WHAT YOU ARE ASKED TO DO:
Exactly repeat the material, dropping every picture from the copy.

RECORDED DATA:
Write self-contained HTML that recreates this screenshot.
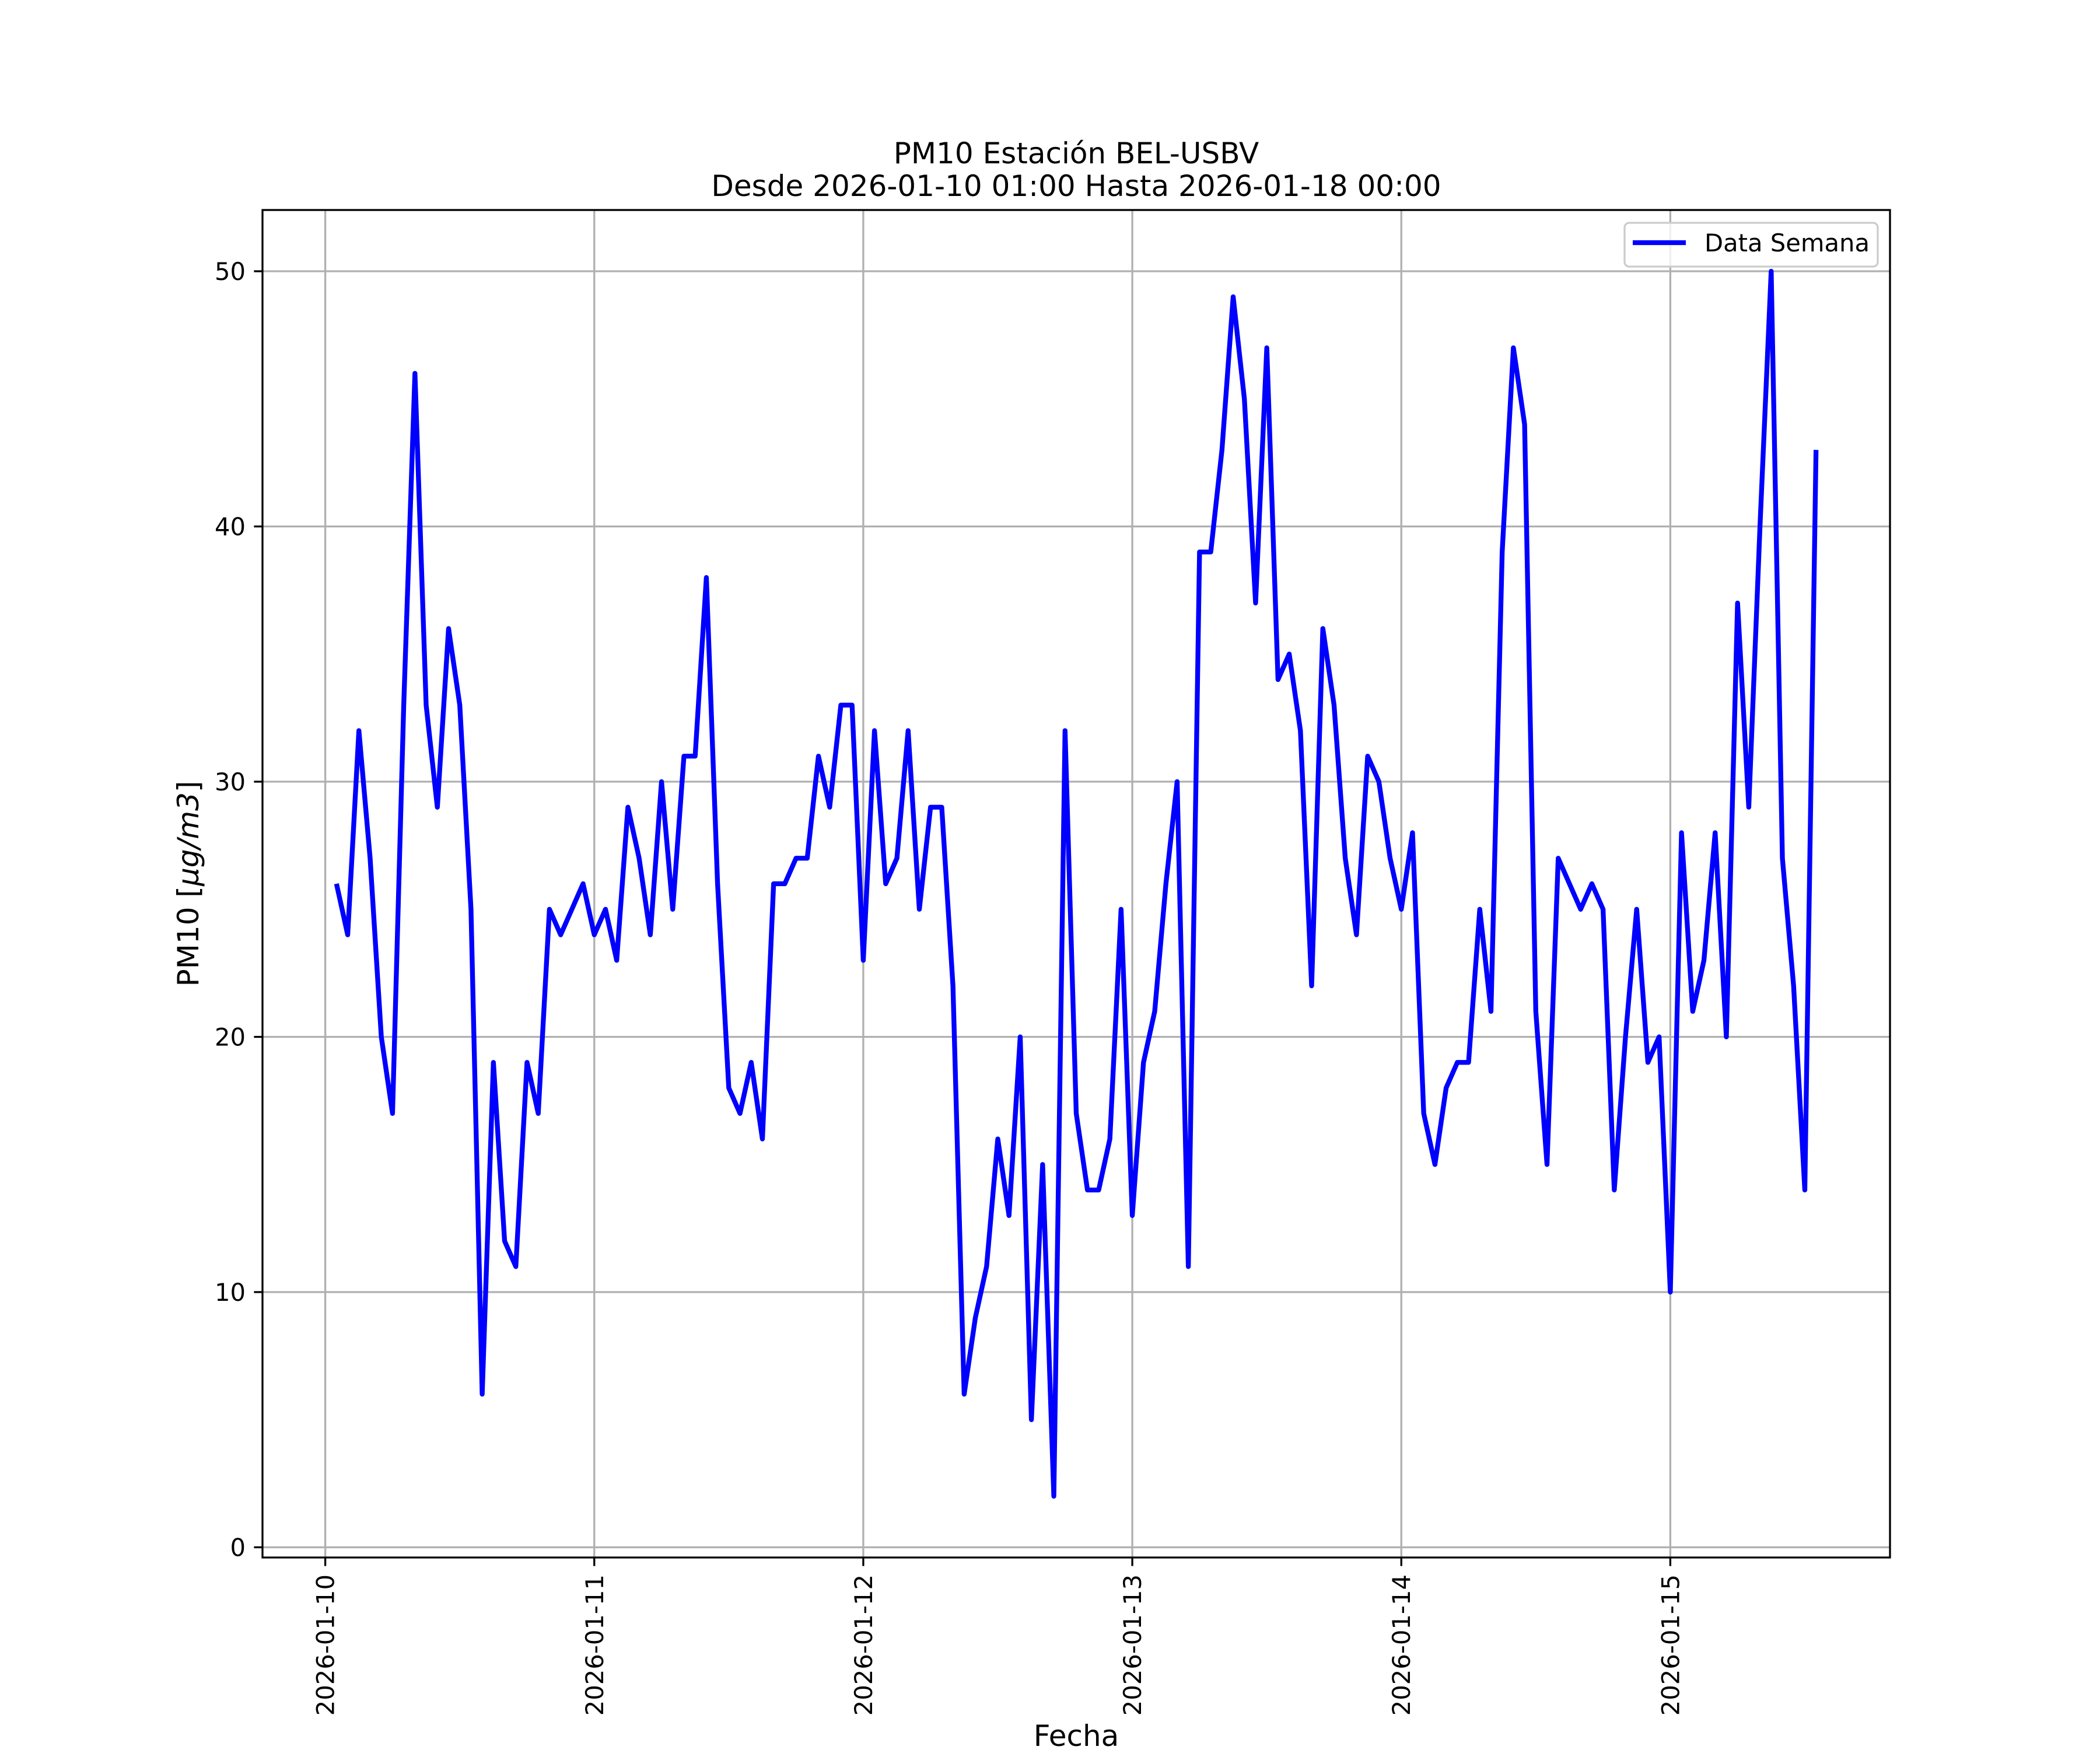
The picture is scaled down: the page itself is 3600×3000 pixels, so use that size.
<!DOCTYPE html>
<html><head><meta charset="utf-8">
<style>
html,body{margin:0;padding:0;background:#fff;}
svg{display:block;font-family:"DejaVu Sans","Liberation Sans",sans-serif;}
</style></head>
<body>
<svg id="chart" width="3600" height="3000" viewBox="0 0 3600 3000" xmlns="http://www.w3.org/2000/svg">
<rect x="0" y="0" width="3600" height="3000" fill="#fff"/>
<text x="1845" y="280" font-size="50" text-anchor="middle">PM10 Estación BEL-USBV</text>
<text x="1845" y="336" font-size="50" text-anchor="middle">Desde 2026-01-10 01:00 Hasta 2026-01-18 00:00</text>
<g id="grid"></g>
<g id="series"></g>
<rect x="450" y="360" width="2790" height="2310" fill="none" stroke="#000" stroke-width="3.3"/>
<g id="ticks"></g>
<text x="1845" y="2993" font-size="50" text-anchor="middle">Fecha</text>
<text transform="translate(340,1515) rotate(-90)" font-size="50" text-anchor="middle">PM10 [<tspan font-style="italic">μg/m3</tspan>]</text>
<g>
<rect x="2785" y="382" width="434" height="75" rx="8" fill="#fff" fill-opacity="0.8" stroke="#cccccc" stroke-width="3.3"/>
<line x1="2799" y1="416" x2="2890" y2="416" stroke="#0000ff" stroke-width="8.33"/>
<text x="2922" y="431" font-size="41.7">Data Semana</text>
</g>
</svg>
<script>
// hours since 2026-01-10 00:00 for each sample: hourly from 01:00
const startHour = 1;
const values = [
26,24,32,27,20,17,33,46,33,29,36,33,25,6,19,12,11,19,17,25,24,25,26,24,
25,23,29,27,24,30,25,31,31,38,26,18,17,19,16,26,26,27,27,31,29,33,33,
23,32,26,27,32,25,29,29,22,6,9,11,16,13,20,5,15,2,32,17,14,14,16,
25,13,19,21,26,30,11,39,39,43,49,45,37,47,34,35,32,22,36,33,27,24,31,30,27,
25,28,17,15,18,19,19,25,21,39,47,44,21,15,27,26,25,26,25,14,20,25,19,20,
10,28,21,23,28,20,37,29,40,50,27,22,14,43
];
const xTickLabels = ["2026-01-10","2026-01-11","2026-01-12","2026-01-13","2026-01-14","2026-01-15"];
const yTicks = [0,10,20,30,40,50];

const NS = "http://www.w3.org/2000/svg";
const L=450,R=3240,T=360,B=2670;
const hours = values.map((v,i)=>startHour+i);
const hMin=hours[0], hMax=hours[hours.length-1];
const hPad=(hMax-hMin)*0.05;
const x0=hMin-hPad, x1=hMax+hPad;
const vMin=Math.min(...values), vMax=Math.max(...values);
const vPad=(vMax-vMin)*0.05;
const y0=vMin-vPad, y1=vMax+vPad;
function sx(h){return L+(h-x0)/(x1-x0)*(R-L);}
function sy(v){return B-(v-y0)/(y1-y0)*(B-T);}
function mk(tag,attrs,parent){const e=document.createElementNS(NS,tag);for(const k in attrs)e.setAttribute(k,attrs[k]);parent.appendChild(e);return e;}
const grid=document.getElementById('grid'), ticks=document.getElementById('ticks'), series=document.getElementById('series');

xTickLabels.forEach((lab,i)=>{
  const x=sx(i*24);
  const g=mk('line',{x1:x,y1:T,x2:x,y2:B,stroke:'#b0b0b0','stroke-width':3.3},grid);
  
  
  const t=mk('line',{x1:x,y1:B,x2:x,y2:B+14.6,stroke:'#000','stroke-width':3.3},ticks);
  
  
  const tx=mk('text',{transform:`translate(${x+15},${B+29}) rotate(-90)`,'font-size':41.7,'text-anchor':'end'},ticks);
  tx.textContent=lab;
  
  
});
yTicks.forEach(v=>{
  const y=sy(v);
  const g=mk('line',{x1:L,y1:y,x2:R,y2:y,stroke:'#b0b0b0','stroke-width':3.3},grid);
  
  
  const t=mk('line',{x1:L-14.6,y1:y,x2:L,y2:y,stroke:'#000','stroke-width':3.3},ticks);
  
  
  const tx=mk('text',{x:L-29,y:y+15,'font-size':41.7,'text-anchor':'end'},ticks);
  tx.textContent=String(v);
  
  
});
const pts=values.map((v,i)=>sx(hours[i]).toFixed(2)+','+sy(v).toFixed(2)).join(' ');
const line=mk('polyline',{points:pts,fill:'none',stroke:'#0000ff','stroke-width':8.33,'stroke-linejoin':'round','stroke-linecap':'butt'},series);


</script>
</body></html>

EXPECTED ANSWER:
Write self-contained HTML that recreates this screenshot.
The picture is scaled down: the page itself is 3600×3000 pixels, so use that size.
<!DOCTYPE html>
<html><head><meta charset="utf-8">
<style>
html,body{margin:0;padding:0;background:#fff;}
svg{display:block;font-family:"DejaVu Sans","Liberation Sans",sans-serif;}
</style></head>
<body>
<svg id="chart" width="3600" height="3000" viewBox="0 0 3600 3000" xmlns="http://www.w3.org/2000/svg">
<rect x="0" y="0" width="3600" height="3000" fill="#fff"/>
<text x="1845" y="280" font-size="50" text-anchor="middle">PM10 Estación BEL-USBV</text>
<text x="1845" y="336" font-size="50" text-anchor="middle">Desde 2026-01-10 01:00 Hasta 2026-01-18 00:00</text>
<g id="grid"></g>
<g id="series"></g>
<rect x="450" y="360" width="2790" height="2310" fill="none" stroke="#000" stroke-width="3.3"/>
<g id="ticks"></g>
<text x="1845" y="2993" font-size="50" text-anchor="middle">Fecha</text>
<text transform="translate(340,1515) rotate(-90)" font-size="50" text-anchor="middle">PM10 [<tspan font-style="italic">μg/m3</tspan>]</text>
<g>
<rect x="2785" y="382" width="434" height="75" rx="8" fill="#fff" fill-opacity="0.8" stroke="#cccccc" stroke-width="3.3"/>
<line x1="2799" y1="416" x2="2890" y2="416" stroke="#0000ff" stroke-width="8.33"/>
<text x="2922" y="431" font-size="41.7">Data Semana</text>
</g>
</svg>
<script>
// hours since 2026-01-10 00:00 for each sample: hourly from 01:00
const startHour = 1;
const values = [
26,24,32,27,20,17,33,46,33,29,36,33,25,6,19,12,11,19,17,25,24,25,26,24,
25,23,29,27,24,30,25,31,31,38,26,18,17,19,16,26,26,27,27,31,29,33,33,
23,32,26,27,32,25,29,29,22,6,9,11,16,13,20,5,15,2,32,17,14,14,16,
25,13,19,21,26,30,11,39,39,43,49,45,37,47,34,35,32,22,36,33,27,24,31,30,27,
25,28,17,15,18,19,19,25,21,39,47,44,21,15,27,26,25,26,25,14,20,25,19,20,
10,28,21,23,28,20,37,29,40,50,27,22,14,43
];
const xTickLabels = ["2026-01-10","2026-01-11","2026-01-12","2026-01-13","2026-01-14","2026-01-15"];
const yTicks = [0,10,20,30,40,50];

const NS = "http://www.w3.org/2000/svg";
const L=450,R=3240,T=360,B=2670;
const hours = values.map((v,i)=>startHour+i);
const hMin=hours[0], hMax=hours[hours.length-1];
const hPad=(hMax-hMin)*0.05;
const x0=hMin-hPad, x1=hMax+hPad;
const vMin=Math.min(...values), vMax=Math.max(...values);
const vPad=(vMax-vMin)*0.05;
const y0=vMin-vPad, y1=vMax+vPad;
function sx(h){return L+(h-x0)/(x1-x0)*(R-L);}
function sy(v){return B-(v-y0)/(y1-y0)*(B-T);}
function mk(tag,attrs,parent){const e=document.createElementNS(NS,tag);for(const k in attrs)e.setAttribute(k,attrs[k]);parent.appendChild(e);return e;}
const grid=document.getElementById('grid'), ticks=document.getElementById('ticks'), series=document.getElementById('series');

xTickLabels.forEach((lab,i)=>{
  const x=sx(i*24);
  const g=mk('line',{x1:x,y1:T,x2:x,y2:B,stroke:'#b0b0b0','stroke-width':3.3},grid);
  
  
  const t=mk('line',{x1:x,y1:B,x2:x,y2:B+14.6,stroke:'#000','stroke-width':3.3},ticks);
  
  
  const tx=mk('text',{transform:`translate(${x+15},${B+29}) rotate(-90)`,'font-size':41.7,'text-anchor':'end'},ticks);
  tx.textContent=lab;
  
  
});
yTicks.forEach(v=>{
  const y=sy(v);
  const g=mk('line',{x1:L,y1:y,x2:R,y2:y,stroke:'#b0b0b0','stroke-width':3.3},grid);
  
  
  const t=mk('line',{x1:L-14.6,y1:y,x2:L,y2:y,stroke:'#000','stroke-width':3.3},ticks);
  
  
  const tx=mk('text',{x:L-29,y:y+15,'font-size':41.7,'text-anchor':'end'},ticks);
  tx.textContent=String(v);
  
  
});
const pts=values.map((v,i)=>sx(hours[i]).toFixed(2)+','+sy(v).toFixed(2)).join(' ');
const line=mk('polyline',{points:pts,fill:'none',stroke:'#0000ff','stroke-width':8.33,'stroke-linejoin':'round','stroke-linecap':'butt'},series);


</script>
</body></html>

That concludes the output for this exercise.